Biggest winner in the draft was undoubtedly quarterback Joe Flacco. Having traded down by swapping with the Jaguars, the Ravens then traded back up again to get Flacco, who most people rated as a second round choice. In doing so they bypassed two more highly rated QBs in Brian Bohme and Chad Henne. There will be a lot of pressure on Flacco as a result. He comes from a small college who didn’t play in the highest reaches of college football and indeed switched to there from Pittsburgh, where he couldn’t get past the incumbent QB to get a game.
Bohme and Henne did quite well out of this, though. Both went in the second round, with Bohme going to the Packers and Henne to the Dolphins. Bohme won’t start the season, but with Aaron Rogers never having started an NFL game either and Brett Favre retired, anything could happen. Henne, on the other hand, has every chance of starting at a Dolphins side who went through four quarterbacks last season.
Unlike Brady Quinn last year, there were no real losers in the first round. Highly rated offensive tackles Brandon Albert and Jeff Otah both saw themselves passed over for Chris Williams, but this was due to the frankly bizarre way the Bears ran their Draft. It was as if Chicago was determined not to take any player that they had been linked with, or strengthen any position where anyone else thought they had a weakness. Which means it’s Rex Grossman time again this season, I’m afraid.

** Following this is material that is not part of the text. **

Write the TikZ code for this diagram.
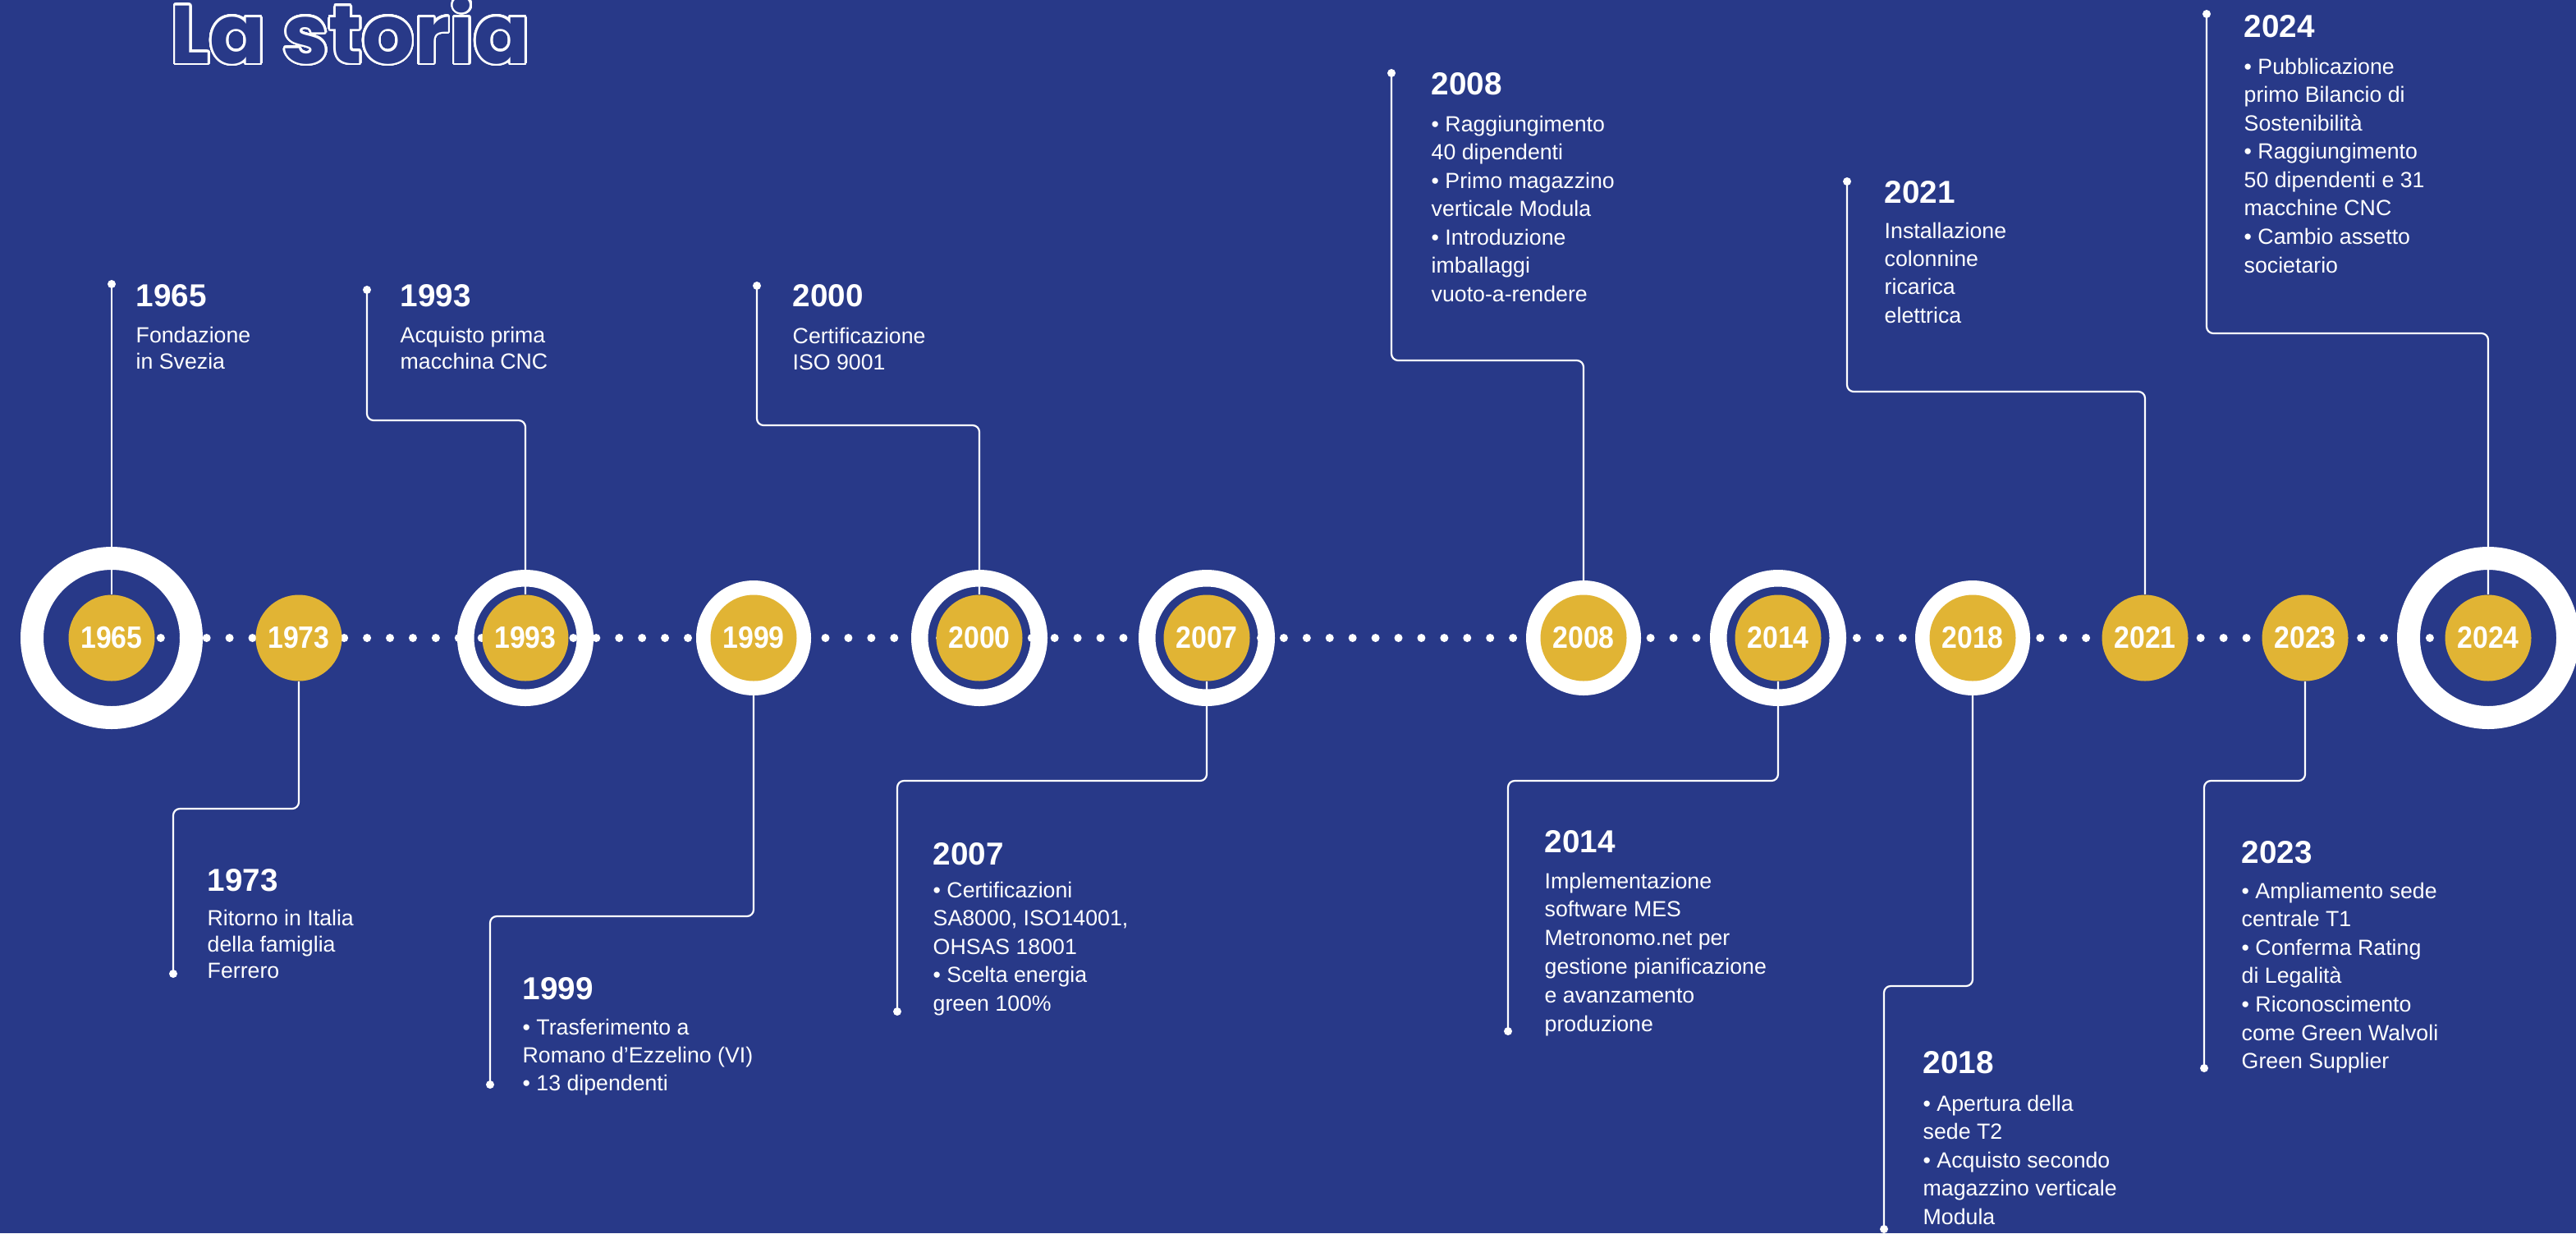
\documentclass[tikz,border=0pt]{standalone}
\usepackage{fontspec}
\setmainfont{Liberation Sans}
\newfontfamily\titlefont{Poppins}
\newfontfamily\circfont{Liberation Sans}[FakeStretch=0.9]
\usepackage{contour}
\contourlength{0.75pt}
\contournumber{40}
\definecolor{bgblue}{RGB}{40,57,136}
\definecolor{gold}{RGB}{225,180,52}
\tikzset{
	yearnode/.style={circle,fill=gold,minimum size=10.5mm,inner sep=0pt,text=white,font=\circfont\bfseries\fontsize{10.7}{12}\selectfont},
	bigring/.style={draw=white,line width=2.8mm},
	midring/.style={draw=white,line width=2.05mm},
	disc/.style={fill=white},
	link/.style={draw=white,line width=0.22mm,rounded corners=2.3pt},
	head/.style={anchor=base west,inner sep=0pt,text=white,font=\bfseries\fontsize{11}{13}\selectfont},
	body/.style={anchor=base west,inner sep=0pt,text=white},
}
\begin{document}
\begin{tikzpicture}[x=0.1mm,y=-0.1mm]
	\fill[bgblue] (0,0) rectangle (3138,1502);
	\useasboundingbox (0,0) rectangle (3138,1502);
	\pgfmathsetmacro{\yLine}{777};
	\node[anchor=base west,inner sep=0pt,text=bgblue,font=\titlefont\bfseries\fontsize{28.5}{34}\selectfont] (title) at (207,77) {\contour{white}{La storia}};
	\foreach \yr/\x in {1965/136,1973/364,1993/640,1999/918,2000/1193,2007/1470,2008/1929,2014/2166,2018/2403,2021/2613,2023/2808,2024/3031}
		\coordinate (p\yr) at (\x,\yLine);
	\draw[white,line width=1mm,line cap=round,dash pattern=on 0pt off 2.792mm,dash phase=2.392mm] (p1965) -- (p2024);
	\foreach \yr in {1965,2024}
		\draw[bigring] (p\yr) circle (97);
	\foreach \yr in {1993,2000,2007,2014}
		\draw[midring] (p\yr) circle (72.75);
	\foreach \yr in {1999,2008,2018}
		\fill[disc] (p\yr) circle (70);
	\foreach \yr in {1965,1973,1993,1999,2000,2007,2008,2014,2018,2021,2023,2024}
		\node[yearnode] (c\yr) at (p\yr) {\yr};
	\coordinate (d1965) at (136,346);
	\draw[link] (d1965) -- (c1965.north);
	\fill[white] (d1965) circle (5);
	\foreach \yr/\dx/\dy/\ky in {1993/447/353/512,2000/922/348/518,2008/1695/89/439,2021/2250/221/477,2024/2688/17/406}
	{
		\coordinate (d\yr) at (\dx,\dy);
		\draw[link] (d\yr) -- (d\yr |- 0,\ky) -- (c\yr |- 0,\ky) -- (c\yr.north);
		\fill[white] (d\yr) circle (5);
	}
	\foreach \yr/\dx/\dy/\ky in {1973/211/1186/985,1999/597/1321/1116,2007/1093/1232/951,2014/1837/1256/951,2018/2295/1497/1201,2023/2685/1301/951}
	{
		\coordinate (d\yr) at (\dx,\dy);
		\draw[link] (c\yr.south) -- (c\yr |- 0,\ky) -- (d\yr |- 0,\ky) -- (d\yr);
		\fill[white] (d\yr) circle (5);
	}
	\foreach \yr/\x/\hy/\by/\ls/\txt in {
		1965/165/373/417/32/{Fondazione\\in Svezia},
		1993/487/373/417/32/{Acquisto prima\\macchina CNC},
		2000/965/373/418/32/{Certificazione\\ISO 9001},
		1973/252/1085/1127/32/{Ritorno in Italia\\della famiglia\\Ferrero},
		1999/636/1217/1260/34/{• Trasferimento a\\Romano d’Ezzelino (VI)\\• 13 dipendenti},
		2007/1136/1053/1093/34.6/{• Certificazioni\\SA8000, ISO14001,\\OHSAS 18001\\• Scelta energia\\green 100\%},
		2008/1743/115/160/34.6/{• Raggiungimento\\40 dipendenti\\• Primo magazzino\\verticale Modula\\• Introduzione\\imballaggi\\vuoto-a-rendere},
		2014/1881/1038/1082/34.8/{Implementazione\\software MES\\Metronomo.net per\\gestione pianificazione\\e avanzamento\\produzione},
		2018/2342/1307/1353/34.6/{• Apertura della\\sede T2\\• Acquisto secondo\\magazzino verticale\\Modula},
		2021/2295/247/290/34.4/{Installazione\\colonnine\\ricarica\\elettrica},
		2023/2730/1051/1094/34.6/{• Ampliamento sede\\centrale T1\\• Conferma Rating\\di Legalità\\• Riconoscimento\\come Green Walvoli\\Green Supplier},
		2024/2733/45/90/34.6/{• Pubblicazione\\primo Bilancio di\\Sostenibilità\\• Raggiungimento\\50 dipendenti e 31\\macchine CNC\\• Cambio assetto\\societario}}
	{
		\pgfmathsetmacro{\lsk}{\ls*0.2845}
		\node[head] (h\yr) at (\x,\hy) {\yr};
		\node[body,font=\fontsize{7.6}{\lsk}\selectfont] (b\yr) at (\x,\by) {\begin{tabular}[t]{@{}l@{}}\txt\end{tabular}};
	}
\end{tikzpicture}
\end{document}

The only other player to drop down the Draft was running back Rashard Meadenhall. Given that the first round was almost all about linemen rather than any other position, you might think this was a hard trick to pull off. In fact, though, he was the victim of some fancy manoeuvring by the Cowboys. They had two first round choices and used them to take a different running back, Felix Jones, and a cornerback, Mike Jenkins. Earlier in the week, they had signed the notorious Tennessee Titans player Adam ‘Pacman’ Jones, who is still suspended by the NFL after being arrested no fewer than 12 times during his first two seasons in the league. That suspension is due for review at some point in the summer. Pacman is a cornerback who is also a brilliant kick returner. Jenkins is, as stated, a cornerback and Felix Jones is also a brilliant kick returner. What the Cowboys have done is to use their first two picks to buy themselves some insurance against Pacman’s suspension not being lifted. I can’t work out if this is brilliant forward thinking or really really dumb – what do they do with the two guys if Pacman is allowed to play? They might have wasted first round money on two players they never use.
The Bengals were also in the insurance game. The bloodyminded stand-off between the club and wide receiver Chad Johnston looks like it could end with the latter not playing at all in 2008, so they used their first two picks in the second round to take wide receivers. (Oddly, no wide receivers were picked at all in the first round, which hasn’t happened since 1990).
If you want an idea of how chaotic the whole thing was, at one point the Jets actually ended up trading with themselves, giving away a lower round spot and then getting it back again in a later trade.
Two names to watch out for – Tom Zbikowski and Jack Ikegwuonu, now at the Chiefs and Eagles respectively. Just because it will be fun watching commentators try and pronounce them.